Patrick Flavin - Analyst
Starting at the top, your license revenue was down marginally for the quarter versus a year ago. On the earnings release last night, Logility's license revenue was up for the quarter. That implies that non-Logility licenses were down. Can you help us out with some of the math on that?
Jim Edenfield - CEO
I think that in the quarter that we were comparing to, was NGC's largest quarter last year. They had probably about three times their normal quarter last year, and so they weren't able to equal that in this particular quarter. But they did well and we anticipate they will continue to grow.
Patrick Flavin - Analyst
And on the services revenues, there was a very nice pickup there and you've indicated that you are up-staffing in that area. Jim, can you talk a little bit about that too?
Jim Edenfield - CEO
Well, I think that's a reflection of the improvement in the economy. We see various customers are now increasing their budgets (indiscernible) help them improve their operations. So we anticipate that to increase also. And we were also fortunate that we did not have any longer-term service agreements terminate during the quarter. So, in balance; we are on balance; we are optimistic about the potential to grow services going forward.
Patrick Flavin - Analyst
And you made some favorable comments in terms of backlog and order potential, etc.

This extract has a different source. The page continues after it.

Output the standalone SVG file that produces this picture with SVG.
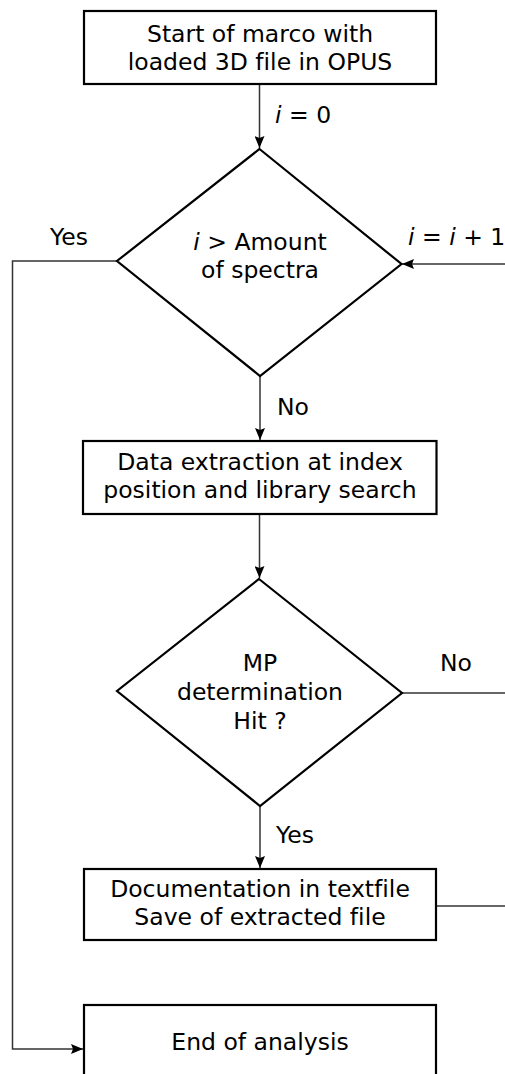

And on the call last night, again, Logility indicated that there was a heightened level of activity in the marketplace. Are you seeing that in terms of your other product lines in addition to Logility as well?
Jim Edenfield - CEO
We are seeing it more in Logility than in the other product lines. But we are also seeing it in those areas as well.
Patrick Flavin - Analyst
Okay. Thank you.
Operator
(OPERATOR INSTRUCTIONS). At this time, we have no further questions.
Jim Edenfield - CEO
If we have no further questions, we would like to thank everyone for joining us on this conference call. We’ll go back to work and look forward to talking to you this time next quarter.
Operator
Thank you. This does conclude today’s teleconference. You may disconnect at any time. Have a great day.